Natürlich lässt sich das nie ganz vermeiden, jede/r arbeitet anders und macher Werkstoff passt einem super oder gar nicht, aber Probeläufe und Mini-Modelle sind nie verkehrt, besonders, um Mechanismen und Materialien zu testen.
5. Wie ist mein Zeitplan? Gibt es einen "Abgabetermin"?
Deadlines/Termine sind großartig und ätzend zugleich.
Einerseits treiben sie euch an - ihr wisst, zu dieser Convention muss das Kostüm fertig sein, ihr habt euch auf jenem LARP angemeldet und bezahlt, also LOS JETZT.
Ihr habt etwas, worauf ihr hinarbeiten könnt, eine Zeitlinie, die euch motiviert. Oder stresst - denn das ist der Nachteil. Wenn ihr auf einen bestimmten Termin hinsteuert: Plant gut. Nehmt euch Zeit. Überlegt, wieviele freie Nachmittage ihr braucht, und plant DREIMAL so viele ein. Ehrlich.
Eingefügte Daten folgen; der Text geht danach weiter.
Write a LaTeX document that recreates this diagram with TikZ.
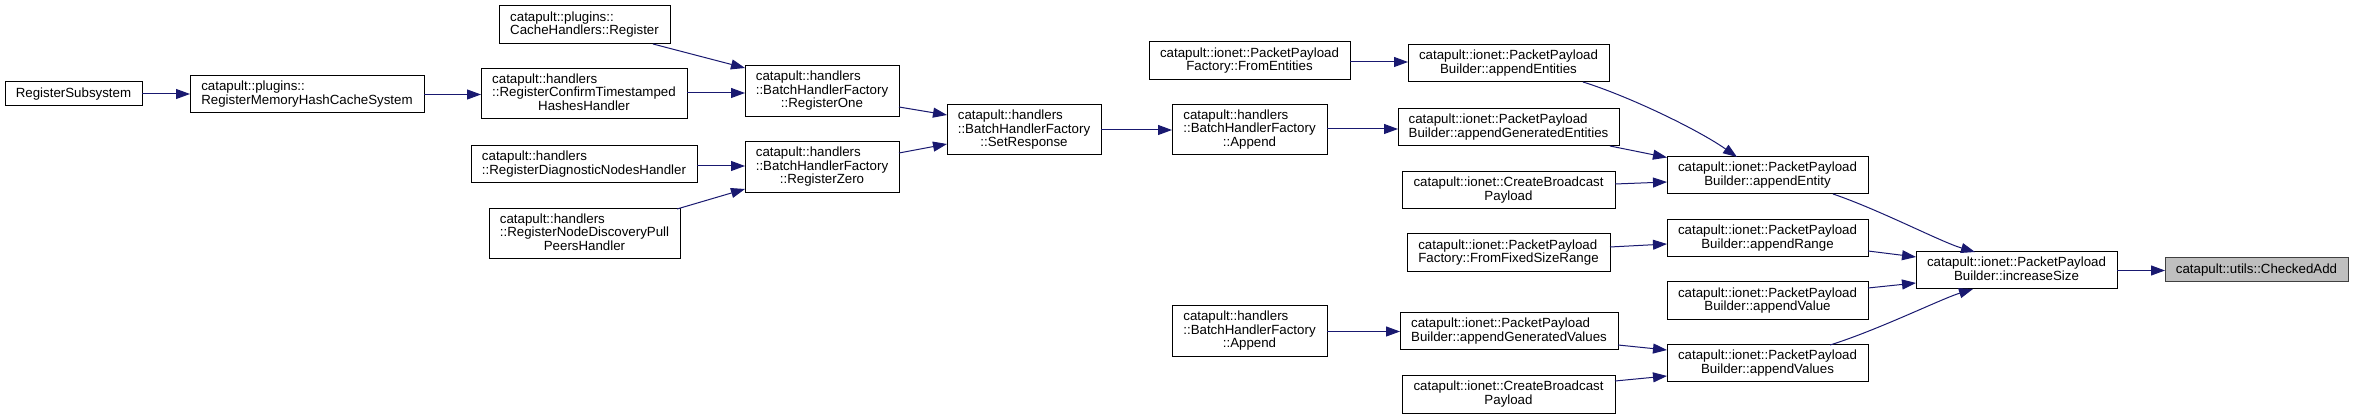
\documentclass[tikz,border=0pt]{standalone}
\usepackage{fontspec}
\setmainfont{Liberation Sans}
\usetikzlibrary{arrows.meta}
\definecolor{edgeblue}{HTML}{191970}
\definecolor{hlgray}{HTML}{BFBFBF}
\newcommand{\labtwo}[2]{\begin{tabular}{@{}l@{}}#1\\\multicolumn{1}{@{}c@{}}{#2}\end{tabular}}
\newcommand{\labthree}[3]{\begin{tabular}{@{}l@{}}#1\\#2\\\multicolumn{1}{@{}c@{}}{#3}\end{tabular}}
\begin{document}
\begin{tikzpicture}[x=1pt,y=-1pt,
  fnbox/.style={draw=black,line width=1pt,fill=white,inner sep=0pt,outer sep=0pt,
    font=\fontsize{13.3}{13.5}\selectfont},
  edge/.style={draw=edgeblue,line width=1pt,-{Triangle[length=14pt,width=10pt]}}]
\renewcommand{\arraystretch}{0.96}
\useasboundingbox[fill=white] (0,0) rectangle (2353,419);
% nodes
\node[fnbox,minimum width=137pt,minimum height=24pt] (regsub) at (73.5,94) {RegisterSubsystem};
\node[fnbox,minimum width=234pt,minimum height=37pt] (regmem) at (307,94.5) {\labtwo{catapult::plugins::}{RegisterMemoryHashCacheSystem}};
\node[fnbox,minimum width=171pt,minimum height=38pt] (cachereg) at (584.5,25) {\labtwo{catapult::plugins::}{CacheHandlers::Register}};
\node[fnbox,minimum width=206pt,minimum height=50pt] (regconf) at (584,94) {\labthree{catapult::handlers}{::RegisterConfirmTimestamped}{HashesHandler}};
\node[fnbox,minimum width=154pt,minimum height=51pt] (regone) at (822,91.5) {\labthree{catapult::handlers}{::BatchHandlerFactory}{::RegisterOne}};
\node[fnbox,minimum width=226pt,minimum height=37pt] (regdiag) at (584,164.5) {\labtwo{catapult::handlers}{::RegisterDiagnosticNodesHandler}};
\node[fnbox,minimum width=154pt,minimum height=51pt] (regzero) at (822,167.5) {\labthree{catapult::handlers}{::BatchHandlerFactory}{::RegisterZero}};
\node[fnbox,minimum width=191pt,minimum height=50pt] (regnode) at (584.5,234) {\labthree{catapult::handlers}{::RegisterNodeDiscoveryPull}{PeersHandler}};
\node[fnbox,minimum width=154pt,minimum height=50pt] (setresp) at (1024,130) {\labthree{catapult::handlers}{::BatchHandlerFactory}{::SetResponse}};
\node[fnbox,minimum width=201pt,minimum height=38pt] (froment) at (1249.5,61) {\labtwo{catapult::ionet::PacketPayload}{Factory::FromEntities}};
\node[fnbox,minimum width=155pt,minimum height=50pt] (appendone) at (1249.5,130) {\labthree{catapult::handlers}{::BatchHandlerFactory}{::Append}};
\node[fnbox,minimum width=155pt,minimum height=51pt] (appendtwo) at (1249.5,331.5) {\labthree{catapult::handlers}{::BatchHandlerFactory}{::Append}};
\node[fnbox,minimum width=201pt,minimum height=37pt] (appents) at (1508.5,63.5) {\labtwo{catapult::ionet::PacketPayload}{Builder::appendEntities}};
\node[fnbox,minimum width=221pt,minimum height=37pt] (appgenents) at (1508.5,127.5) {\labtwo{catapult::ionet::PacketPayload}{Builder::appendGeneratedEntities}};
\node[fnbox,minimum width=213pt,minimum height=37pt] (cbpone) at (1508.5,190.5) {\labtwo{catapult::ionet::CreateBroadcast}{Payload}};
\node[fnbox,minimum width=201pt,minimum height=37pt] (appentity) at (1767.5,175.5) {\labtwo{catapult::ionet::PacketPayload}{Builder::appendEntity}};
\node[fnbox,minimum width=203pt,minimum height=38pt] (fromfixed) at (1508.5,253) {\labtwo{catapult::ionet::PacketPayload}{Factory::FromFixedSizeRange}};
\node[fnbox,minimum width=201pt,minimum height=37pt] (apprange) at (1767.5,238.5) {\labtwo{catapult::ionet::PacketPayload}{Builder::appendRange}};
\node[fnbox,minimum width=201pt,minimum height=38pt] (appvalue) at (1767.5,301) {\labtwo{catapult::ionet::PacketPayload}{Builder::appendValue}};
\node[fnbox,minimum width=218pt,minimum height=37pt] (appgenvals) at (1509,331.5) {\labtwo{catapult::ionet::PacketPayload}{Builder::appendGeneratedValues}};
\node[fnbox,minimum width=201pt,minimum height=37pt] (appvalues) at (1767.5,363.5) {\labtwo{catapult::ionet::PacketPayload}{Builder::appendValues}};
\node[fnbox,minimum width=213pt,minimum height=37pt] (cbptwo) at (1508.5,394.5) {\labtwo{catapult::ionet::CreateBroadcast}{Payload}};
\node[fnbox,minimum width=201pt,minimum height=37pt] (incsize) at (2016.5,270.5) {\labtwo{catapult::ionet::PacketPayload}{Builder::increaseSize}};
\node[fnbox,draw=black!75,fill=hlgray,minimum width=183pt,minimum height=24pt] (checked) at (2256.5,270) {catapult::utils::CheckedAdd};
% edges
\draw[edge] (regsub.east) -- (regsub.east -| regmem.west);
\draw[edge] (regmem.east) -- (regmem.east -| regconf.west);
\draw[edge] ([shift={(-17,0)}]cachereg.south east) -- ([shift={(0,2)}]regone.north west);
\draw[edge] ([shift={(0,-1)}]regconf.east) -- ([shift={(0,-1)}]regconf.east -| regone.west);
\draw[edge] ([shift={(0,1.5)}]regdiag.east) -- ([shift={(0,1.5)}]regdiag.east -| regzero.west);
\draw[edge] ([shift={(-3,0)}]regnode.north east) -- ([shift={(0,-4)}]regzero.south west);
\draw[edge] ([shift={(0,15.5)}]regone.east) -- ([shift={(0,-15)}]setresp.west);
\draw[edge] ([shift={(0,-14.5)}]regzero.east) -- ([shift={(0,14)}]setresp.west);
\draw[edge] (setresp.east) -- (setresp.east -| appendone.west);
\draw[edge] ([shift={(0,1)}]froment.east) -- ([shift={(0,1)}]froment.east -| appents.west);
\draw[edge] ([shift={(0,-1)}]appendone.east) -- ([shift={(0,-1)}]appendone.east -| appgenents.west);
\draw[edge] (appendtwo.east) -- (appendtwo.east -| appgenvals.west);
\draw[edge] ([shift={(-26,0)}]appents.south east) .. controls ([shift={(19,14)}]appents.south east) and ([shift={(30,-28)}]appentity.north west) .. ([shift={(70,0)}]appentity.north west);
\draw[edge] ([shift={(-9,0)}]appgenents.south east) -- ([shift={(0,0.5)}]appentity.north west);
\draw[edge] ([shift={(0,-6.5)}]cbpone.east) -- ([shift={(0,6.5)}]appentity.west);
\draw[edge] ([shift={(0,-6)}]fromfixed.east) -- ([shift={(0,5.5)}]apprange.west);
\draw[edge] ([shift={(0,13.5)}]appgenvals.east) -- ([shift={(0,-13.5)}]appvalues.west);
\draw[edge] ([shift={(0,-13.5)}]cbptwo.east) -- ([shift={(0,12.5)}]appvalues.west);
\draw[edge] ([shift={(-35,0)}]appentity.south east) .. controls ([shift={(12,16)}]appentity.south east) and ([shift={(25,-10)}]incsize.north west) .. ([shift={(59,0)}]incsize.north west);
\draw[edge] ([shift={(0,12.5)}]apprange.east) -- ([shift={(0,-13.5)}]incsize.west);
\draw[edge] ([shift={(0,-13)}]appvalue.east) -- ([shift={(0,12.5)}]incsize.west);
\draw[edge] ([shift={(-38,0)}]appvalues.north east) .. controls ([shift={(10,-15)}]appvalues.north east) and ([shift={(25,10)}]incsize.south west) .. ([shift={(57,0)}]incsize.south west);
\draw[edge] (incsize.east) -- (incsize.east -| checked.west);
\end{tikzpicture}
\end{document}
Gerade, wenn ihr noch rumprobiert, wenn da Materialien oder Techniken im Spiel sind, die ihr noch nie versucht habt (und das wird eigentlich immer der Fall sein, denn wir werden ja immer ehrgeiziger und die Projekte immer wilder!), plant euch Unmengen von Zeit ein! Das spart auch Geld, denn so könnt ihr in Ruhe einkaufen, Preise vergleichen, und müsst nicht auf die schnelle bei einem sauteuren Online- oder Spezialhändler kaufen, nur weil die "Sofortversand" anbieten oder als Einzige noch Samstag Nachmittag geöffnet haben.
Wenn die Deadline näher rückt, stellt sicher, dass ihr Reserven habt - Zeit und Geld.
- Haltet euch die letzte Woche wenn möglich frei von Schulprojekten/Hausarbeiten/Präsentationen, sucht euch die Möglichkeit, ein, zwei Urlaubstage zu nehmen, wenn es sein muss.
- Überzieht euer Sparschwein/Haushaltsgeld/Bankkonto nicht auf Äußerste, falls ihr doch noch schnell ein überwichtiges Bauteil besorgen müsst. Oder Pizza bestellt, um Kochzeit zu sparen.
Klingt überdreht? Zu krass? Das ist ja auch der Notfall-Plan. Wenn ihr das entspannter seht, wenn ihr sagt "Gut, dann zeige ich das Kostüm eben erst nächstes Jahr auf der Con", gut für euch - für uns andere gilt es einfach, vorbereitet zu sein. Wer weiß, was in einem Jahr ist? Da plane ich sicher schon ein viel größeres, tolleres, anderes Kostüm!